Once the pictures are set aside, transcribe the remaining data exactly.
--- start of GIVEN INFORMATION ---
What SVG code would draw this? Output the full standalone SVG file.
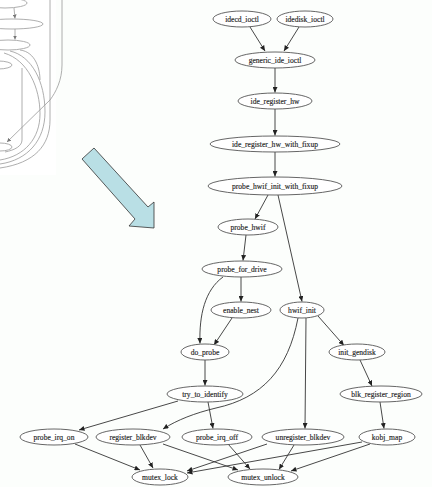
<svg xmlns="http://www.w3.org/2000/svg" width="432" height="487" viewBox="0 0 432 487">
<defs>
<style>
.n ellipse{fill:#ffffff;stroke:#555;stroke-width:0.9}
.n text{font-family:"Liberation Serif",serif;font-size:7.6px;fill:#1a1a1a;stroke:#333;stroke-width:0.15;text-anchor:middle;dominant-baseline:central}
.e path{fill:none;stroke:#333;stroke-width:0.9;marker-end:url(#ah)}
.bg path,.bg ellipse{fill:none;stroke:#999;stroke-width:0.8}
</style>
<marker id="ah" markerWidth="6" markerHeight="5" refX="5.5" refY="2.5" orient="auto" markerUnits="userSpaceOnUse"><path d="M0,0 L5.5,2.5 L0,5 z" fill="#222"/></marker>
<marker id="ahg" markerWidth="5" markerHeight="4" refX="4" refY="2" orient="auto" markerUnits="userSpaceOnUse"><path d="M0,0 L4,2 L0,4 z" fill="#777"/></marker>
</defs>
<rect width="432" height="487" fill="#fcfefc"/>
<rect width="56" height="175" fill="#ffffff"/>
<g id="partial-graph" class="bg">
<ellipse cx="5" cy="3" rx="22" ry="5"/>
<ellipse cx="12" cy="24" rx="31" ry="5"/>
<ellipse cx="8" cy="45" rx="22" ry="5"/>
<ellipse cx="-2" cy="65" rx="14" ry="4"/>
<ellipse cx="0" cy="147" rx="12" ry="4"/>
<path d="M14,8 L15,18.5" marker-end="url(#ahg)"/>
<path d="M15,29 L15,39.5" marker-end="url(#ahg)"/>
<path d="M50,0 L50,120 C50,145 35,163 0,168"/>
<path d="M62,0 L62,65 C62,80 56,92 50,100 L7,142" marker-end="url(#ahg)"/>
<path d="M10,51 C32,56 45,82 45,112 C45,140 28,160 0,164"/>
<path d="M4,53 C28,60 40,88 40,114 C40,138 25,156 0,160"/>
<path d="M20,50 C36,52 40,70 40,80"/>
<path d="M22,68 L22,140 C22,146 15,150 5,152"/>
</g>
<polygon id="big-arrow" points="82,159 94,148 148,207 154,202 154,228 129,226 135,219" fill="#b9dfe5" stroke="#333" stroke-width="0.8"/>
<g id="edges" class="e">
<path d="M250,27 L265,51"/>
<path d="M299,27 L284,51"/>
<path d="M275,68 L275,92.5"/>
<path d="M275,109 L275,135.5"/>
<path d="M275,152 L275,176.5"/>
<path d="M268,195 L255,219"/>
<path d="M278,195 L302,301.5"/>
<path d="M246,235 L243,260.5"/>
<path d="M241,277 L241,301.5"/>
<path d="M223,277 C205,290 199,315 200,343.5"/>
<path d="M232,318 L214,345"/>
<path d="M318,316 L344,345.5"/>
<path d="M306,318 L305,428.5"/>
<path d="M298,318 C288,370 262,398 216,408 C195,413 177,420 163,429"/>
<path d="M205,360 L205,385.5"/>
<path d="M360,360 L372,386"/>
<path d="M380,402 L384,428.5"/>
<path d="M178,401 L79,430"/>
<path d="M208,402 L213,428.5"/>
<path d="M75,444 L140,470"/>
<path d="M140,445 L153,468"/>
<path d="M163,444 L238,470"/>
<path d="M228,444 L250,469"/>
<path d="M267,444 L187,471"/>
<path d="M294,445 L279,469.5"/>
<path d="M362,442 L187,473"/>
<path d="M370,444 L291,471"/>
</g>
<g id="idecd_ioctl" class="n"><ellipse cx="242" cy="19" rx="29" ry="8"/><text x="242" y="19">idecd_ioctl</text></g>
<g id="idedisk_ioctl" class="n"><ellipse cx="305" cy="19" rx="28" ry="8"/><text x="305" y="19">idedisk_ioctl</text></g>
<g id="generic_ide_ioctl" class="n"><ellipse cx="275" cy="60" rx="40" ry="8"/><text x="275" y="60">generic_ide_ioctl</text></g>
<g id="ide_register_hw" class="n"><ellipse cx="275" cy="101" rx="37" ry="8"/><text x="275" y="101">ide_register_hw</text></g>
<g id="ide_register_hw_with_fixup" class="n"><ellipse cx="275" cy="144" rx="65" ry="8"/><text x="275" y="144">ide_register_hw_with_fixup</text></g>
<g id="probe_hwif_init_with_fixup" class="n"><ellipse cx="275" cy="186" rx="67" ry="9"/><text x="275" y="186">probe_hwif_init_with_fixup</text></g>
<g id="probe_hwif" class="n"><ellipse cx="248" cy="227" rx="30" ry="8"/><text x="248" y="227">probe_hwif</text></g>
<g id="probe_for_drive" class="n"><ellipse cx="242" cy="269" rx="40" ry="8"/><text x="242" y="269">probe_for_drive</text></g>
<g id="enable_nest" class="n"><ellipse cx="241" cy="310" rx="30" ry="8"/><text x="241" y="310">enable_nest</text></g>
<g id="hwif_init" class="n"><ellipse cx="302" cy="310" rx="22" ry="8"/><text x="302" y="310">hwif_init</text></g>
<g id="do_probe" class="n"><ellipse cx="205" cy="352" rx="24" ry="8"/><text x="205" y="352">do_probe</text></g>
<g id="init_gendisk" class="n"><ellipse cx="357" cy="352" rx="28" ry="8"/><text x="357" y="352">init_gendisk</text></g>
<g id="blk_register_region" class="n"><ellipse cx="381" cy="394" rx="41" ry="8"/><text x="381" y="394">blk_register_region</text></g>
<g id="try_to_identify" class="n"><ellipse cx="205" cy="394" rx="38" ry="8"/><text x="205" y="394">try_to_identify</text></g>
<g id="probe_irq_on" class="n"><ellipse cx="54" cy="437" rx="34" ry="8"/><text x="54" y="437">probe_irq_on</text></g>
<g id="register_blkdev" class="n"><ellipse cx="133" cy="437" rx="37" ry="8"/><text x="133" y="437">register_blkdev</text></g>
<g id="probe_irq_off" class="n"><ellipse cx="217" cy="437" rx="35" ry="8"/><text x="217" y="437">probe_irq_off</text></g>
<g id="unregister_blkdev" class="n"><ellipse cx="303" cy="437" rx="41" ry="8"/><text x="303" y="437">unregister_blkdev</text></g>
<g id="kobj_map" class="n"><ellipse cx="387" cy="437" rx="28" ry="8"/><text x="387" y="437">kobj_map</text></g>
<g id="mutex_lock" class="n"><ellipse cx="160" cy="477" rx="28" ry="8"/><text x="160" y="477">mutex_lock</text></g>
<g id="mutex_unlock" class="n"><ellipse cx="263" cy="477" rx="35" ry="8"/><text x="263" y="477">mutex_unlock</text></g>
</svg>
--- end of GIVEN INFORMATION ---
# [TASK RESULT]
What SVG code would draw this? Output the full standalone SVG file.
<svg xmlns="http://www.w3.org/2000/svg" width="432" height="487" viewBox="0 0 432 487">
<defs>
<style>
.n ellipse{fill:#ffffff;stroke:#555;stroke-width:0.9}
.n text{font-family:"Liberation Serif",serif;font-size:7.6px;fill:#1a1a1a;stroke:#333;stroke-width:0.15;text-anchor:middle;dominant-baseline:central}
.e path{fill:none;stroke:#333;stroke-width:0.9;marker-end:url(#ah)}
.bg path,.bg ellipse{fill:none;stroke:#999;stroke-width:0.8}
</style>
<marker id="ah" markerWidth="6" markerHeight="5" refX="5.5" refY="2.5" orient="auto" markerUnits="userSpaceOnUse"><path d="M0,0 L5.5,2.5 L0,5 z" fill="#222"/></marker>
<marker id="ahg" markerWidth="5" markerHeight="4" refX="4" refY="2" orient="auto" markerUnits="userSpaceOnUse"><path d="M0,0 L4,2 L0,4 z" fill="#777"/></marker>
</defs>
<rect width="432" height="487" fill="#fcfefc"/>
<rect width="56" height="175" fill="#ffffff"/>
<g id="partial-graph" class="bg">
<ellipse cx="5" cy="3" rx="22" ry="5"/>
<ellipse cx="12" cy="24" rx="31" ry="5"/>
<ellipse cx="8" cy="45" rx="22" ry="5"/>
<ellipse cx="-2" cy="65" rx="14" ry="4"/>
<ellipse cx="0" cy="147" rx="12" ry="4"/>
<path d="M14,8 L15,18.5" marker-end="url(#ahg)"/>
<path d="M15,29 L15,39.5" marker-end="url(#ahg)"/>
<path d="M50,0 L50,120 C50,145 35,163 0,168"/>
<path d="M62,0 L62,65 C62,80 56,92 50,100 L7,142" marker-end="url(#ahg)"/>
<path d="M10,51 C32,56 45,82 45,112 C45,140 28,160 0,164"/>
<path d="M4,53 C28,60 40,88 40,114 C40,138 25,156 0,160"/>
<path d="M20,50 C36,52 40,70 40,80"/>
<path d="M22,68 L22,140 C22,146 15,150 5,152"/>
</g>
<polygon id="big-arrow" points="82,159 94,148 148,207 154,202 154,228 129,226 135,219" fill="#b9dfe5" stroke="#333" stroke-width="0.8"/>
<g id="edges" class="e">
<path d="M250,27 L265,51"/>
<path d="M299,27 L284,51"/>
<path d="M275,68 L275,92.5"/>
<path d="M275,109 L275,135.5"/>
<path d="M275,152 L275,176.5"/>
<path d="M268,195 L255,219"/>
<path d="M278,195 L302,301.5"/>
<path d="M246,235 L243,260.5"/>
<path d="M241,277 L241,301.5"/>
<path d="M223,277 C205,290 199,315 200,343.5"/>
<path d="M232,318 L214,345"/>
<path d="M318,316 L344,345.5"/>
<path d="M306,318 L305,428.5"/>
<path d="M298,318 C288,370 262,398 216,408 C195,413 177,420 163,429"/>
<path d="M205,360 L205,385.5"/>
<path d="M360,360 L372,386"/>
<path d="M380,402 L384,428.5"/>
<path d="M178,401 L79,430"/>
<path d="M208,402 L213,428.5"/>
<path d="M75,444 L140,470"/>
<path d="M140,445 L153,468"/>
<path d="M163,444 L238,470"/>
<path d="M228,444 L250,469"/>
<path d="M267,444 L187,471"/>
<path d="M294,445 L279,469.5"/>
<path d="M362,442 L187,473"/>
<path d="M370,444 L291,471"/>
</g>
<g id="idecd_ioctl" class="n"><ellipse cx="242" cy="19" rx="29" ry="8"/><text x="242" y="19">idecd_ioctl</text></g>
<g id="idedisk_ioctl" class="n"><ellipse cx="305" cy="19" rx="28" ry="8"/><text x="305" y="19">idedisk_ioctl</text></g>
<g id="generic_ide_ioctl" class="n"><ellipse cx="275" cy="60" rx="40" ry="8"/><text x="275" y="60">generic_ide_ioctl</text></g>
<g id="ide_register_hw" class="n"><ellipse cx="275" cy="101" rx="37" ry="8"/><text x="275" y="101">ide_register_hw</text></g>
<g id="ide_register_hw_with_fixup" class="n"><ellipse cx="275" cy="144" rx="65" ry="8"/><text x="275" y="144">ide_register_hw_with_fixup</text></g>
<g id="probe_hwif_init_with_fixup" class="n"><ellipse cx="275" cy="186" rx="67" ry="9"/><text x="275" y="186">probe_hwif_init_with_fixup</text></g>
<g id="probe_hwif" class="n"><ellipse cx="248" cy="227" rx="30" ry="8"/><text x="248" y="227">probe_hwif</text></g>
<g id="probe_for_drive" class="n"><ellipse cx="242" cy="269" rx="40" ry="8"/><text x="242" y="269">probe_for_drive</text></g>
<g id="enable_nest" class="n"><ellipse cx="241" cy="310" rx="30" ry="8"/><text x="241" y="310">enable_nest</text></g>
<g id="hwif_init" class="n"><ellipse cx="302" cy="310" rx="22" ry="8"/><text x="302" y="310">hwif_init</text></g>
<g id="do_probe" class="n"><ellipse cx="205" cy="352" rx="24" ry="8"/><text x="205" y="352">do_probe</text></g>
<g id="init_gendisk" class="n"><ellipse cx="357" cy="352" rx="28" ry="8"/><text x="357" y="352">init_gendisk</text></g>
<g id="blk_register_region" class="n"><ellipse cx="381" cy="394" rx="41" ry="8"/><text x="381" y="394">blk_register_region</text></g>
<g id="try_to_identify" class="n"><ellipse cx="205" cy="394" rx="38" ry="8"/><text x="205" y="394">try_to_identify</text></g>
<g id="probe_irq_on" class="n"><ellipse cx="54" cy="437" rx="34" ry="8"/><text x="54" y="437">probe_irq_on</text></g>
<g id="register_blkdev" class="n"><ellipse cx="133" cy="437" rx="37" ry="8"/><text x="133" y="437">register_blkdev</text></g>
<g id="probe_irq_off" class="n"><ellipse cx="217" cy="437" rx="35" ry="8"/><text x="217" y="437">probe_irq_off</text></g>
<g id="unregister_blkdev" class="n"><ellipse cx="303" cy="437" rx="41" ry="8"/><text x="303" y="437">unregister_blkdev</text></g>
<g id="kobj_map" class="n"><ellipse cx="387" cy="437" rx="28" ry="8"/><text x="387" y="437">kobj_map</text></g>
<g id="mutex_lock" class="n"><ellipse cx="160" cy="477" rx="28" ry="8"/><text x="160" y="477">mutex_lock</text></g>
<g id="mutex_unlock" class="n"><ellipse cx="263" cy="477" rx="35" ry="8"/><text x="263" y="477">mutex_unlock</text></g>
</svg>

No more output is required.